TASK DESCRIPTION | Write out all of the entries that follow, word for word, but skip the pictures.

PROVIDED MATERIAL |
• • • • • • •
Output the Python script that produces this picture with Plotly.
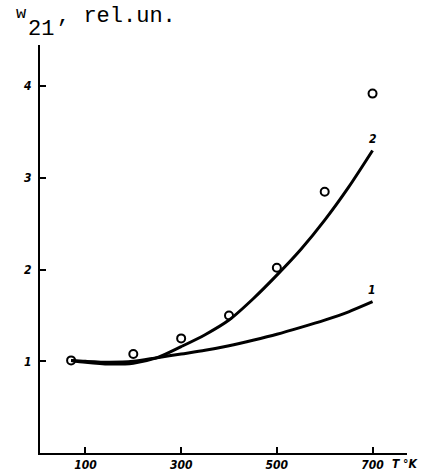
import plotly.graph_objects as go

# Experimental points
pts_T = [70, 200, 300, 400, 500, 600, 700]
pts_w = [1.01, 1.08, 1.25, 1.50, 2.02, 2.85, 3.92]

# Curve 1
c1_T = [70, 100, 150, 200, 250, 300, 350, 400, 450, 500, 550, 600, 650, 700]
c1_w = [1.01, 1.00, 0.99, 1.00, 1.04, 1.08, 1.12, 1.17, 1.23, 1.295, 1.37, 1.45, 1.54, 1.65]

# Curve 2
c2_T = [70, 100, 150, 200, 250, 300, 350, 400, 450, 500, 550, 600, 650, 700]
c2_w = [1.01, 0.99, 0.97, 0.98, 1.04, 1.16, 1.29, 1.45, 1.68, 1.94, 2.22, 2.54, 2.90, 3.30]

x_ticks = [100, 300, 500, 700]
x_tick_labels = ["100", "300", "500", "700"]
y_ticks = [1, 2, 3, 4]
y_tick_labels = ["1", "2", "3", "4"]

tickfont = dict(family="DejaVu Sans Condensed, DejaVu Sans", size=12, color="black",
                style="italic", weight="bold")

fig = go.Figure()
for cx, cy in [(c1_T, c1_w), (c2_T, c2_w)]:
    fig.add_trace(go.Scatter(x=cx, y=cy, mode="lines",
                             line=dict(color="black", width=3, shape="spline", smoothing=0.8),
                             showlegend=False, hoverinfo="skip"))
fig.add_trace(go.Scatter(x=pts_T, y=pts_w, mode="markers",
                         marker=dict(symbol="circle-open", size=8, color="black", line=dict(width=2)),
                         showlegend=False, hoverinfo="skip"))

fig.add_annotation(x=701, y=3.43, text="2", showarrow=False, font=tickfont)
fig.add_annotation(x=699, y=1.78, text="1", showarrow=False, font=tickfont)

fig.update_layout(
    width=430, height=472,
    margin=dict(l=40, r=23, t=45, b=19, autoexpand=False),
    paper_bgcolor="white", plot_bgcolor="white",
    xaxis=dict(range=[5, 772], tickvals=x_ticks, ticktext=x_tick_labels,
               showgrid=False, zeroline=False, showline=True, linecolor="black", linewidth=2,
               ticks="inside", ticklen=6, tickwidth=1.5, tickcolor="black", tickfont=tickfont,
               ticklabelstandoff=0),
    yaxis=dict(range=[0, 4.45], tickvals=y_ticks, ticktext=y_tick_labels,
               showgrid=False, zeroline=False, showline=True, linecolor="black", linewidth=2,
               ticks="inside", ticklen=6, tickwidth=1.5, tickcolor="black", tickfont=tickfont,
               ticklabelstandoff=4),
)

mono = "Liberation Mono, DejaVu Sans Mono, monospace"
fig.add_annotation(xref="paper", yref="paper", x=-0.072, y=1.078, xanchor="left", yanchor="middle",
                   text="w", showarrow=False, font=dict(family=mono, size=17, color="black"))
fig.add_annotation(xref="paper", yref="paper", x=-0.038, y=1.039, xanchor="left", yanchor="middle",
                   text="21", showarrow=False, font=dict(family=mono, size=22, color="black"))
fig.add_annotation(xref="paper", yref="paper", x=0.041, y=1.071, xanchor="left", yanchor="middle",
                   text=", rel.un.", showarrow=False, font=dict(family=mono, size=22, color="black"))
fig.add_annotation(xref="paper", yref="paper", x=0.995, y=-0.027, xanchor="center", yanchor="middle",
                   text="T °K", showarrow=False, font=tickfont)

fig.write_html("out.html", config={"displayModeBar": False},
               post_script="document.body.style.margin='0';document.body.style.padding='0';")
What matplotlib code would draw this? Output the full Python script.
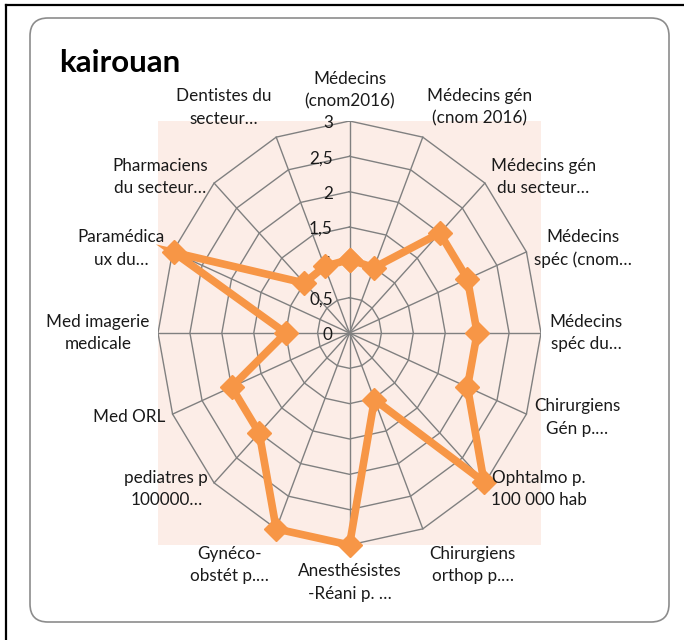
import numpy as np
import matplotlib.pyplot as plt
from matplotlib.patches import FancyBboxPatch
from matplotlib.lines import Line2D

plt.rcParams['font.family'] = ['Lato', 'DejaVu Sans']

titre = "kairouan"
categories = ["Médecins\n(cnom2016)", "Médecins gén\n(cnom 2016)", "Médecins gén\ndu secteur…",
              "Médecins\nspéc (cnom…", "Médecins\nspéc du…", "Chirurgiens\nGén p.…",
              "Ophtalmo p.\n100 000 hab", "Chirurgiens\northop p.…", "Anesthésistes\n-Réani p. …",
              "Gynéco-\nobstét p.…", "pediatres p\n100000…", "Med ORL",
              "Med imagerie\nmedicale", "Paramédica\nux du…", "Pharmaciens\ndu secteur…",
              "Dentistes du\nsecteur…"]
valeurs = [1.04, 1.0, 2.0, 2.0, 2.0, 2.0, 2.98, 1.02, 3.0, 3.0, 2.0, 2.0, 1.0, 2.98, 1.0, 1.02]
niveaux = [0.5, 1.0, 1.5, 2.0, 2.5, 3.0]
etiquettes_niveaux = ["0", "0,5", "1", "1,5", "2", "2,5", "3"]

couleur_serie = '#F79646'
couleur_grille = '#808080'
fond = '#FCEDE7'

W, H = 684, 640
fig = plt.figure(figsize=(W / 100, H / 100), dpi=100)
fig.patch.set_facecolor('white')

# zone du radar (le fond rose = les limites -3..3)
x0, x1, y0, y1 = 158, 541, 121, 545
ax = fig.add_axes([x0 / W, 1 - y1 / H, (x1 - x0) / W, (y1 - y0) / H])
ax.set_facecolor(fond)
ax.set_xlim(-3, 3)
ax.set_ylim(-3, 3)
for s in ax.spines.values():
    s.set_visible(False)
ax.set_xticks([])
ax.set_yticks([])

n = len(categories)
angles = np.arange(n) * 2 * np.pi / n
sx, sy = np.sin(angles), np.cos(angles)

# toile
for lv in niveaux:
    ax.plot(np.append(lv * sx, lv * sx[0]), np.append(lv * sy, lv * sy[0]),
            color=couleur_grille, lw=1.0, zorder=1)
for i in range(n):
    ax.plot([0, 3 * sx[i]], [0, 3 * sy[i]], color=couleur_grille, lw=1.0, zorder=1)

# etiquettes de l'axe
for k, lab in enumerate(etiquettes_niveaux):
    ax.annotate(lab, (0, k * 0.5), xytext=(-12, -1.5), textcoords='offset points',
                ha='right', va='center', fontsize=12.3, color='#1a1a1a', zorder=2)

# serie
v = np.array(valeurs)
px = v * sx
py = v * sy
ax.plot(np.append(px, px[0]), np.append(py, py[0]), color=couleur_serie,
        lw=5.5, marker='D', markersize=12, solid_joinstyle='miter', zorder=3, clip_on=False)

# categories
for i, lab in enumerate(categories):
    if sx[i] > 0.3:
        ha = 'left'
    elif sx[i] < -0.3:
        ha = 'right'
    else:
        ha = 'center'
    if sy[i] > 0.9:
        va, gap = 'bottom', 8
    elif sy[i] < -0.9:
        va, gap = 'top', 13
    else:
        va, gap = 'center', 6
    ax.annotate(lab, (3 * sx[i], 3 * sy[i]), xytext=(gap * sx[i], gap * sy[i]),
                textcoords='offset points', ha=ha, va=va, multialignment='center',
                fontsize=12.3, color='#1a1a1a', linespacing=1.5, annotation_clip=False)

# titre et cadres
fig.text(59 / W, 1 - 72 / H, titre, fontsize=22.5, fontweight='bold', ha='left', va='baseline')
cadre = FancyBboxPatch((0.30, 0.18), 6.39, 6.04, boxstyle='round,pad=0,rounding_size=0.18',
                       transform=fig.dpi_scale_trans, facecolor='none', edgecolor='#8C8C8C', lw=1.2)
fig.patches.append(cadre)
fig.lines.append(Line2D([0.06, 6.84], [6.35, 6.35], transform=fig.dpi_scale_trans, color='black', lw=1.6))
fig.lines.append(Line2D([0.06, 0.06], [0, 6.35], transform=fig.dpi_scale_trans, color='black', lw=1.6))

fig.savefig('out.png', dpi=100)
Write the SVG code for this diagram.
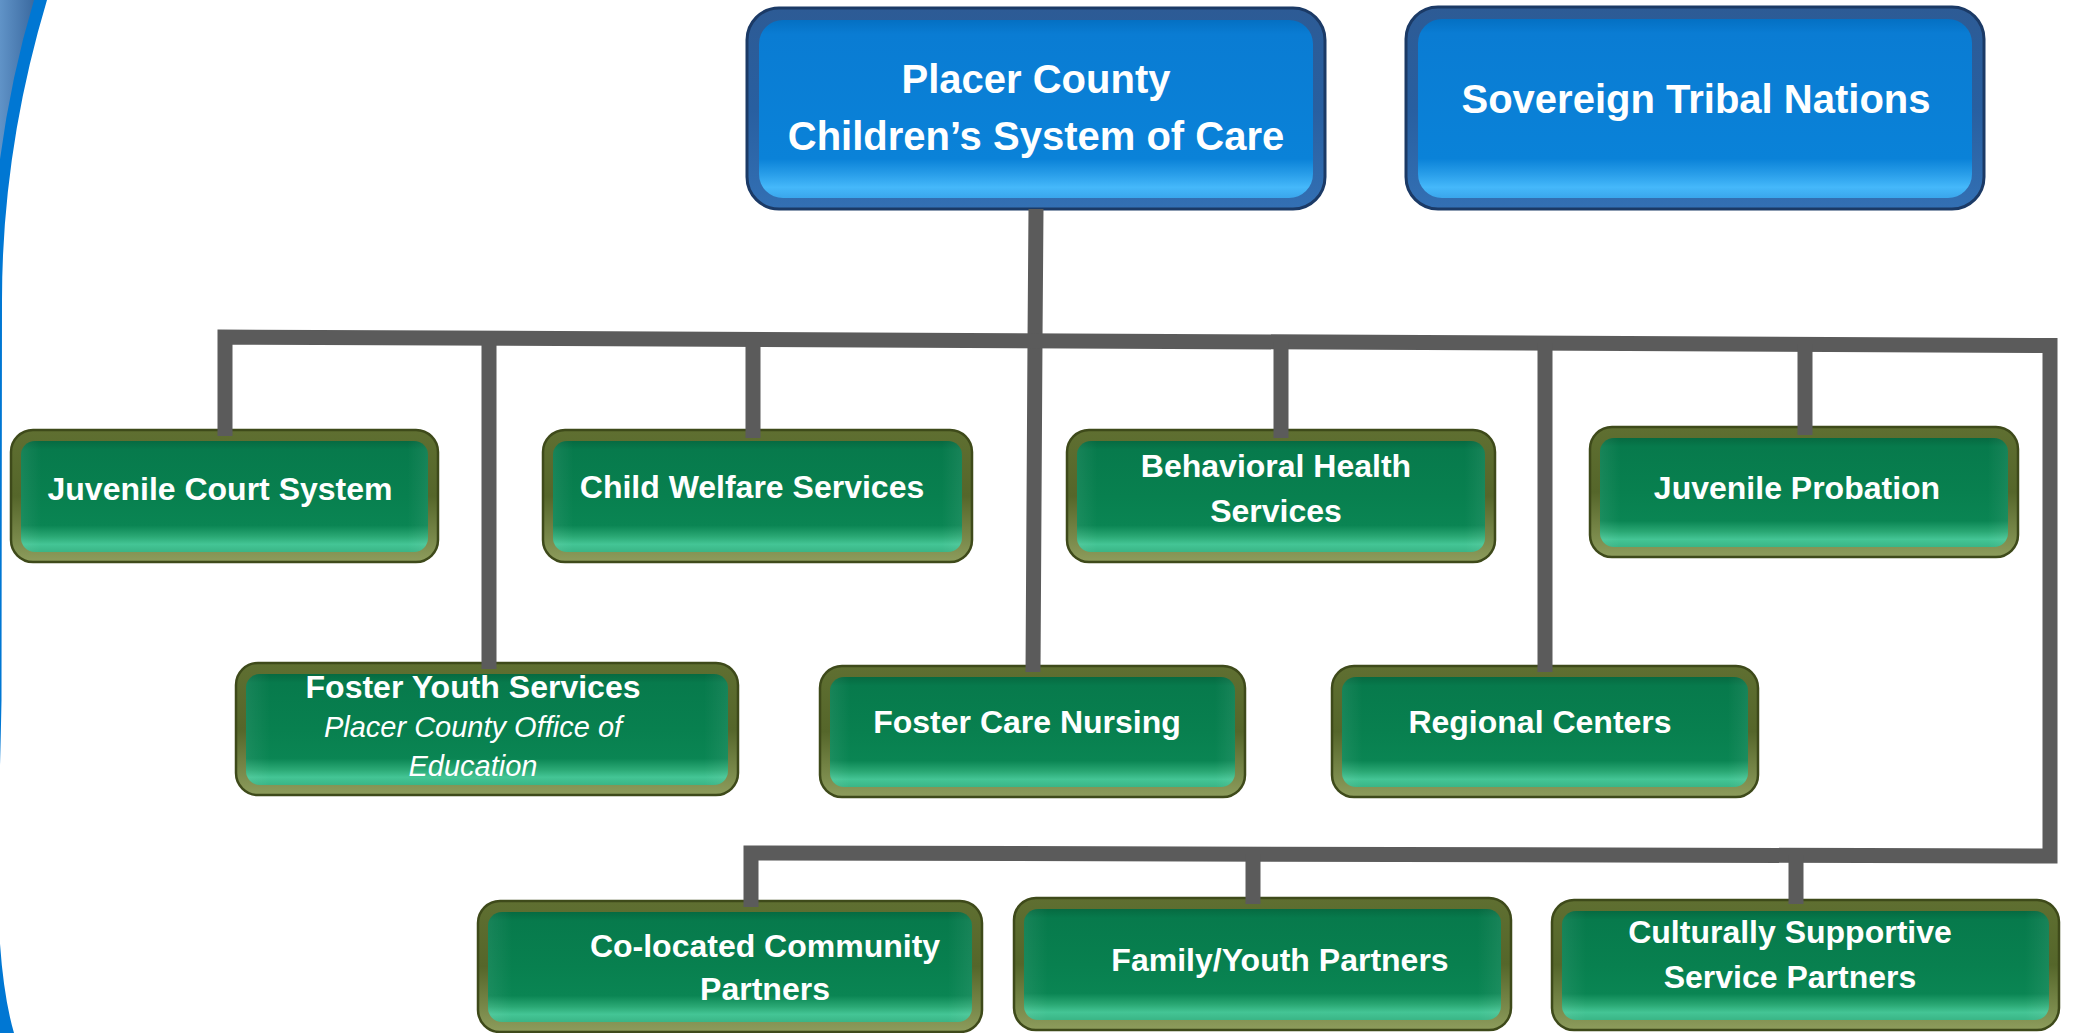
• • • • • • •
RESPONSE |
Output the Python script that produces this picture with Plotly.
import plotly.graph_objects as go

# Experimental points
pts_T = [70, 200, 300, 400, 500, 600, 700]
pts_w = [1.01, 1.08, 1.25, 1.50, 2.02, 2.85, 3.92]

# Curve 1
c1_T = [70, 100, 150, 200, 250, 300, 350, 400, 450, 500, 550, 600, 650, 700]
c1_w = [1.01, 1.00, 0.99, 1.00, 1.04, 1.08, 1.12, 1.17, 1.23, 1.295, 1.37, 1.45, 1.54, 1.65]

# Curve 2
c2_T = [70, 100, 150, 200, 250, 300, 350, 400, 450, 500, 550, 600, 650, 700]
c2_w = [1.01, 0.99, 0.97, 0.98, 1.04, 1.16, 1.29, 1.45, 1.68, 1.94, 2.22, 2.54, 2.90, 3.30]

x_ticks = [100, 300, 500, 700]
x_tick_labels = ["100", "300", "500", "700"]
y_ticks = [1, 2, 3, 4]
y_tick_labels = ["1", "2", "3", "4"]

tickfont = dict(family="DejaVu Sans Condensed, DejaVu Sans", size=12, color="black",
                style="italic", weight="bold")

fig = go.Figure()
for cx, cy in [(c1_T, c1_w), (c2_T, c2_w)]:
    fig.add_trace(go.Scatter(x=cx, y=cy, mode="lines",
                             line=dict(color="black", width=3, shape="spline", smoothing=0.8),
                             showlegend=False, hoverinfo="skip"))
fig.add_trace(go.Scatter(x=pts_T, y=pts_w, mode="markers",
                         marker=dict(symbol="circle-open", size=8, color="black", line=dict(width=2)),
                         showlegend=False, hoverinfo="skip"))

fig.add_annotation(x=701, y=3.43, text="2", showarrow=False, font=tickfont)
fig.add_annotation(x=699, y=1.78, text="1", showarrow=False, font=tickfont)

fig.update_layout(
    width=430, height=472,
    margin=dict(l=40, r=23, t=45, b=19, autoexpand=False),
    paper_bgcolor="white", plot_bgcolor="white",
    xaxis=dict(range=[5, 772], tickvals=x_ticks, ticktext=x_tick_labels,
               showgrid=False, zeroline=False, showline=True, linecolor="black", linewidth=2,
               ticks="inside", ticklen=6, tickwidth=1.5, tickcolor="black", tickfont=tickfont,
               ticklabelstandoff=0),
    yaxis=dict(range=[0, 4.45], tickvals=y_ticks, ticktext=y_tick_labels,
               showgrid=False, zeroline=False, showline=True, linecolor="black", linewidth=2,
               ticks="inside", ticklen=6, tickwidth=1.5, tickcolor="black", tickfont=tickfont,
               ticklabelstandoff=4),
)

mono = "Liberation Mono, DejaVu Sans Mono, monospace"
fig.add_annotation(xref="paper", yref="paper", x=-0.072, y=1.078, xanchor="left", yanchor="middle",
                   text="w", showarrow=False, font=dict(family=mono, size=17, color="black"))
fig.add_annotation(xref="paper", yref="paper", x=-0.038, y=1.039, xanchor="left", yanchor="middle",
                   text="21", showarrow=False, font=dict(family=mono, size=22, color="black"))
fig.add_annotation(xref="paper", yref="paper", x=0.041, y=1.071, xanchor="left", yanchor="middle",
                   text=", rel.un.", showarrow=False, font=dict(family=mono, size=22, color="black"))
fig.add_annotation(xref="paper", yref="paper", x=0.995, y=-0.027, xanchor="center", yanchor="middle",
                   text="T °K", showarrow=False, font=tickfont)

fig.write_html("out.html", config={"displayModeBar": False},
               post_script="document.body.style.margin='0';document.body.style.padding='0';")
What matplotlib code would draw this? Output the full Python script.
import numpy as np
import matplotlib.pyplot as plt
from matplotlib.patches import FancyBboxPatch
from matplotlib.lines import Line2D

plt.rcParams['font.family'] = ['Lato', 'DejaVu Sans']

titre = "kairouan"
categories = ["Médecins\n(cnom2016)", "Médecins gén\n(cnom 2016)", "Médecins gén\ndu secteur…",
              "Médecins\nspéc (cnom…", "Médecins\nspéc du…", "Chirurgiens\nGén p.…",
              "Ophtalmo p.\n100 000 hab", "Chirurgiens\northop p.…", "Anesthésistes\n-Réani p. …",
              "Gynéco-\nobstét p.…", "pediatres p\n100000…", "Med ORL",
              "Med imagerie\nmedicale", "Paramédica\nux du…", "Pharmaciens\ndu secteur…",
              "Dentistes du\nsecteur…"]
valeurs = [1.04, 1.0, 2.0, 2.0, 2.0, 2.0, 2.98, 1.02, 3.0, 3.0, 2.0, 2.0, 1.0, 2.98, 1.0, 1.02]
niveaux = [0.5, 1.0, 1.5, 2.0, 2.5, 3.0]
etiquettes_niveaux = ["0", "0,5", "1", "1,5", "2", "2,5", "3"]

couleur_serie = '#F79646'
couleur_grille = '#808080'
fond = '#FCEDE7'

W, H = 684, 640
fig = plt.figure(figsize=(W / 100, H / 100), dpi=100)
fig.patch.set_facecolor('white')

# zone du radar (le fond rose = les limites -3..3)
x0, x1, y0, y1 = 158, 541, 121, 545
ax = fig.add_axes([x0 / W, 1 - y1 / H, (x1 - x0) / W, (y1 - y0) / H])
ax.set_facecolor(fond)
ax.set_xlim(-3, 3)
ax.set_ylim(-3, 3)
for s in ax.spines.values():
    s.set_visible(False)
ax.set_xticks([])
ax.set_yticks([])

n = len(categories)
angles = np.arange(n) * 2 * np.pi / n
sx, sy = np.sin(angles), np.cos(angles)

# toile
for lv in niveaux:
    ax.plot(np.append(lv * sx, lv * sx[0]), np.append(lv * sy, lv * sy[0]),
            color=couleur_grille, lw=1.0, zorder=1)
for i in range(n):
    ax.plot([0, 3 * sx[i]], [0, 3 * sy[i]], color=couleur_grille, lw=1.0, zorder=1)

# etiquettes de l'axe
for k, lab in enumerate(etiquettes_niveaux):
    ax.annotate(lab, (0, k * 0.5), xytext=(-12, -1.5), textcoords='offset points',
                ha='right', va='center', fontsize=12.3, color='#1a1a1a', zorder=2)

# serie
v = np.array(valeurs)
px = v * sx
py = v * sy
ax.plot(np.append(px, px[0]), np.append(py, py[0]), color=couleur_serie,
        lw=5.5, marker='D', markersize=12, solid_joinstyle='miter', zorder=3, clip_on=False)

# categories
for i, lab in enumerate(categories):
    if sx[i] > 0.3:
        ha = 'left'
    elif sx[i] < -0.3:
        ha = 'right'
    else:
        ha = 'center'
    if sy[i] > 0.9:
        va, gap = 'bottom', 8
    elif sy[i] < -0.9:
        va, gap = 'top', 13
    else:
        va, gap = 'center', 6
    ax.annotate(lab, (3 * sx[i], 3 * sy[i]), xytext=(gap * sx[i], gap * sy[i]),
                textcoords='offset points', ha=ha, va=va, multialignment='center',
                fontsize=12.3, color='#1a1a1a', linespacing=1.5, annotation_clip=False)

# titre et cadres
fig.text(59 / W, 1 - 72 / H, titre, fontsize=22.5, fontweight='bold', ha='left', va='baseline')
cadre = FancyBboxPatch((0.30, 0.18), 6.39, 6.04, boxstyle='round,pad=0,rounding_size=0.18',
                       transform=fig.dpi_scale_trans, facecolor='none', edgecolor='#8C8C8C', lw=1.2)
fig.patches.append(cadre)
fig.lines.append(Line2D([0.06, 6.84], [6.35, 6.35], transform=fig.dpi_scale_trans, color='black', lw=1.6))
fig.lines.append(Line2D([0.06, 0.06], [0, 6.35], transform=fig.dpi_scale_trans, color='black', lw=1.6))

fig.savefig('out.png', dpi=100)
Write the SVG code for this diagram.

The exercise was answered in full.